Harper replied that problems at the CBC are not caused by government cuts: There have been no cuts, he said. The problems are caused by a decrease in viewers, and that is something for the CBC to solve itself.

The first part of this is not true. Under the Conservatives, the CBC has been disproportionately singled out for cuts, taking a 10-per-cent reduction in the 2012 federal budget, to be phased in over three years. Layoffs have ensued.

The second part, an accusation that the CBC's real problem is a loss of its television audience – Harper used the French word téléspectateurs – is a particularly odd argument to make in Quebec. Check out the most recent ratings in the francophone market, from the week of Sept. 14. Most watched show? Unité 9, the Radio-Canada drama set in a women's prison.
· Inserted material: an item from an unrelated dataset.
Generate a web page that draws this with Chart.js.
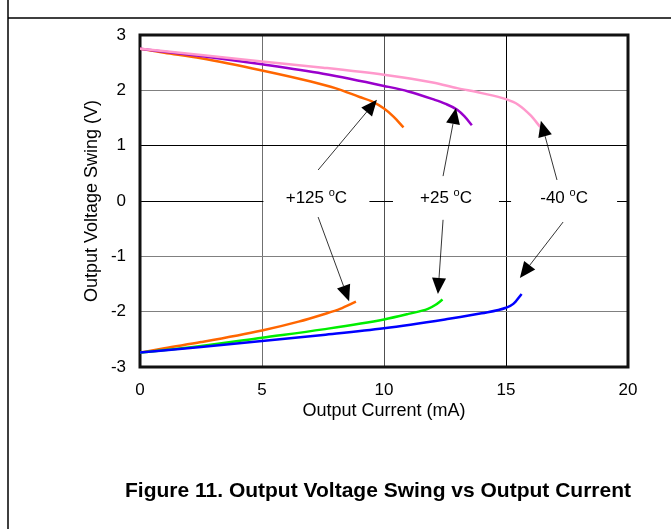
<!DOCTYPE html>
<html>
<head>
<meta charset="utf-8">
<script src="https://cdn.jsdelivr.net/npm/chart.js@4.4.0/dist/chart.umd.min.js"></script>
<style>
  html, body { margin: 0; padding: 0; background: #fff; }
  #wrap { width: 671px; height: 529px; position: relative; }
</style>
</head>
<body>
<div id="wrap"><canvas id="myChartCanvas"></canvas></div>
<script>
// Output current (mA) and output voltage swing (V)
const hotHighX  = [0, 1, 2.5, 5, 7, 8, 9, 9.5, 10, 10.4, 10.8];
const hotHighY  = [2.75, 2.68, 2.58, 2.36, 2.16, 2.04, 1.88, 1.8, 1.67, 1.52, 1.33];
const roomHighX = [0, 2.5, 5, 7.5, 10, 11, 12, 12.5, 13, 13.3, 13.6];
const roomHighY = [2.75, 2.62, 2.47, 2.3, 2.08, 1.98, 1.84, 1.76, 1.65, 1.53, 1.37];
const coldHighX = [0, 2.5, 5, 7.5, 10, 12, 13, 14, 15, 15.5, 16, 16.4];
const coldHighY = [2.75, 2.64, 2.52, 2.41, 2.28, 2.14, 2.04, 1.95, 1.84, 1.74, 1.55, 1.34];

const hotLowX  = [0, 1, 2.5, 5, 6.5, 7.5, 8.2, 8.85];
const hotLowY  = [-2.74, -2.66, -2.55, -2.34, -2.18, -2.05, -1.95, -1.82];
const roomLowX = [0, 2.5, 5, 7.5, 10, 11, 11.8, 12.1, 12.4];
const roomLowY = [-2.74, -2.62, -2.47, -2.32, -2.14, -2.04, -1.95, -1.88, -1.78];
const coldLowX = [0, 2.5, 5, 7.5, 10, 12.5, 14, 15, 15.3, 15.64];
const coldLowY = [-2.74, -2.64, -2.53, -2.42, -2.3, -2.14, -2.03, -1.93, -1.86, -1.68];

const tempLabels = ['+125', '+25', '-40'];

const zip = (xs, ys) => xs.map((x, i) => ({ x: x, y: ys[i] }));

// label anchors and arrows, in data units
const labelPos = [[7.23, 0.05], [12.54, 0.05], [17.38, 0.05]];
const arrows = [
  [7.30, 0.56, 9.71, 1.83],
  [7.30, -0.29, 8.57, -1.81],
  [12.42, 0.45, 12.95, 1.68],
  [12.42, -0.34, 12.21, -1.68],
  [17.09, 0.38, 16.43, 1.45],
  [17.34, -0.38, 15.57, -1.39]
];

const line = (data, color) => ({
  data: data,
  borderColor: color,
  borderWidth: 2.5,
  pointRadius: 0,
  cubicInterpolationMode: 'monotone',
  fill: false
});

const data = {
  datasets: [
    line(zip(coldHighX, coldHighY), '#ff99cc'),
    line(zip(roomHighX, roomHighY), '#9900cc'),
    line(zip(hotHighX, hotHighY), '#ff6600'),
    line(zip(coldLowX, coldLowY), '#0000ff'),
    line(zip(roomLowX, roomLowY), '#00ee00'),
    line(zip(hotLowX, hotLowY), '#ff6600')
  ]
};

const yGrid = { '2': '#808080', '1': '#000', '0': '#000', '-1': '#808080', '-2': '#808080' };
const xGrid = { '5': '#707070', '10': '#505050', '15': '#000' };

const framePlugin = {
  id: 'frame',
  beforeDatasetsDraw(chart) {
    const { ctx, chartArea: a } = chart;
    ctx.save();
    ctx.strokeStyle = '#111';
    ctx.lineWidth = 3;
    ctx.strokeRect(a.left, a.top, a.right - a.left, a.bottom - a.top);
    ctx.restore();
  },
  afterDatasetsDraw(chart) {
    const { ctx, scales } = chart;
    const sx = v => scales.x.getPixelForValue(v);
    const sy = v => scales.y.getPixelForValue(v);
    ctx.save();
    // labels
    tempLabels.forEach((t, i) => {
      const cx = sx(labelPos[i][0]), cy = sy(labelPos[i][1]);
      const big = '17px "Liberation Sans", Arial, sans-serif';
      const small = '11px "Liberation Sans", Arial, sans-serif';
      ctx.font = big;
      const w1 = ctx.measureText(t + ' ').width;
      const w3 = ctx.measureText('C').width;
      ctx.font = small;
      const w2 = ctx.measureText('o').width;
      const w = w1 + w2 + w3;
      ctx.fillStyle = '#fff';
      ctx.fillRect(cx - 53, cy - 10, 106, 14);
      ctx.fillStyle = '#000';
      ctx.textBaseline = 'middle';
      ctx.textAlign = 'left';
      let x0 = cx - w / 2;
      ctx.font = big;
      ctx.fillText(t + ' ', x0, cy);
      ctx.font = small;
      ctx.fillText('o', x0 + w1, cy - 5);
      ctx.font = big;
      ctx.fillText('C', x0 + w1 + w2, cy);
    });
    // arrows
    arrows.forEach(a => {
      const x1 = sx(a[0]), y1 = sy(a[1]), x2 = sx(a[2]), y2 = sy(a[3]);
      const ang = Math.atan2(y2 - y1, x2 - x1);
      const len = 16, half = 7;
      const bx = x2 - len * Math.cos(ang), by = y2 - len * Math.sin(ang);
      ctx.strokeStyle = '#000';
      ctx.lineWidth = 0.8;
      ctx.beginPath();
      ctx.moveTo(x1, y1);
      ctx.lineTo(bx, by);
      ctx.stroke();
      ctx.fillStyle = '#000';
      ctx.beginPath();
      ctx.moveTo(x2, y2);
      ctx.lineTo(bx + half * Math.sin(ang), by - half * Math.cos(ang));
      ctx.lineTo(bx - half * Math.sin(ang), by + half * Math.cos(ang));
      ctx.closePath();
      ctx.fill();
    });
    ctx.restore();
  },
  afterDraw(chart) {
    const { ctx } = chart;
    ctx.save();
    ctx.strokeStyle = '#000';
    ctx.lineWidth = 1.5;
    ctx.beginPath();
    ctx.moveTo(8, 0);
    ctx.lineTo(8, 529);
    ctx.moveTo(8, 18);
    ctx.lineTo(671, 18);
    ctx.stroke();
    ctx.fillStyle = '#000';
    ctx.font = 'bold 21px "Liberation Sans", Arial, sans-serif';
    ctx.textAlign = 'center';
    ctx.textBaseline = 'middle';
    ctx.fillText('Figure 11. Output Voltage Swing vs Output Current', 378, 491);
    ctx.restore();
  }
};

const tickFont = { family: '"Liberation Sans", Arial, sans-serif', size: 17 };
const titleFont = { family: '"Liberation Sans", Arial, sans-serif', size: 18 };

const config = {
  type: 'line',
  data: data,
  options: {
    responsive: true,
    maintainAspectRatio: false,
    animation: false,
    layout: { padding: { top: 35, right: 43, left: 0, bottom: 106 } },
    plugins: {
      legend: { display: false },
      tooltip: { enabled: false }
    },
    scales: {
      x: {
        type: 'linear',
        min: 0,
        max: 20,
        ticks: { stepSize: 5, color: '#000', font: tickFont, padding: 13, maxRotation: 0 },
        grid: {
          drawTicks: false,
          lineWidth: 1,
          color: c => xGrid[String(c.tick ? c.tick.value : '')] || '#000'
        },
        border: { display: false },
        title: {
          display: true,
          text: 'Output Current (mA)',
          color: '#000',
          font: titleFont,
          padding: { top: 0, bottom: 1 }
        },
        afterFit: s => { s.height = 56; }
      },
      y: {
        min: -3,
        max: 3,
        ticks: { stepSize: 1, color: '#000', font: tickFont, padding: 14 },
        grid: {
          drawTicks: false,
          lineWidth: 1,
          color: c => yGrid[String(c.tick ? c.tick.value : '')] || '#000'
        },
        border: { display: false },
        title: {
          display: true,
          text: 'Output Voltage Swing (V)',
          color: '#000',
          font: titleFont,
          padding: { top: 81, bottom: 0 }
        },
        afterFit: s => { s.width = 140; }
      }
    }
  },
  plugins: [framePlugin]
};

const canvasEl = document.getElementById('myChartCanvas');
const chart = new Chart(canvasEl, config);
</script>
</body>
</html>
Radio-Canada aired 13 of the top 30 shows that week.

That's a typical week in Quebec: Maurais hinted at the incongruity of Harper's answer when he also asked why the Conservative Leader doesn't follow other campaigning leaders and make an appearance on Tout le monde en parle, Radio-Canada's widely watched talk show.

So what Harper must really mean is that all the CBC's problems can be traced to declining audiences for its English-language television network. Ignoring the audiences of Radio-Canada and of all the CBC's radio services, cable news networks and websites, to hone in on the disappointments of English television is pretty narrow, but it's typical of the way, in English Canada at least, the CBC is judged.

Lots of us who think public broadcasting is important would agree that CBC TV needs to be more successful, but to define that as the source of the broadcasters' problems is misleading. Part of the reason the CBC exists is to offer an alternative to big-budget American programming, which has always been more popular with English Canadians. The CBC can still score TV hits – episodes of its adaptation of The Book of Negroes, for example, were regularly drawing 1.5 million viewers last winter. But in a crowded marketplace in which all television is now competing with online offerings, it has lost not merely viewers but, more importantly, cultural significance.

While it does need solid numbers to justify its existence, it is not going to rebuild that significance by merely chasing ratings – and even if did, the additional income would not make up the hole in a budget in which ad dollars account for less than 20 per cent of revenues.

An underfunded CBC is in the midst of an awkward transition to a multiplatform and global environment in which its role as a producer, distributor, curator and aggregator of Canadian news and entertainment should become more important, not less. In part that's because it is going to become more difficult to ask private broadcasters competing with Internet television to fulfill that role.

Or should we just allow Canadian content and broadcasters, public and private, to wither in an on-demand, global market? While Harper's remarks gave the requisite nod to the CBC as an "important institution" (thus putting him in agreement with a majority of Canadians, according to various polls), his supporters have often suggested the private sector is perfectly capable of providing all the news and entertainment Canadians might possibly want.

Why do we need the CBC? That's a debate Canadians could have if the Tories ever engaged in an honest explanation of their cuts in a conversation that recognized the organization's failings and successes, and the challenges of the environment in which it finds itself. But the topic has now made its one-day appearance on the election campaign radar, and won't return again.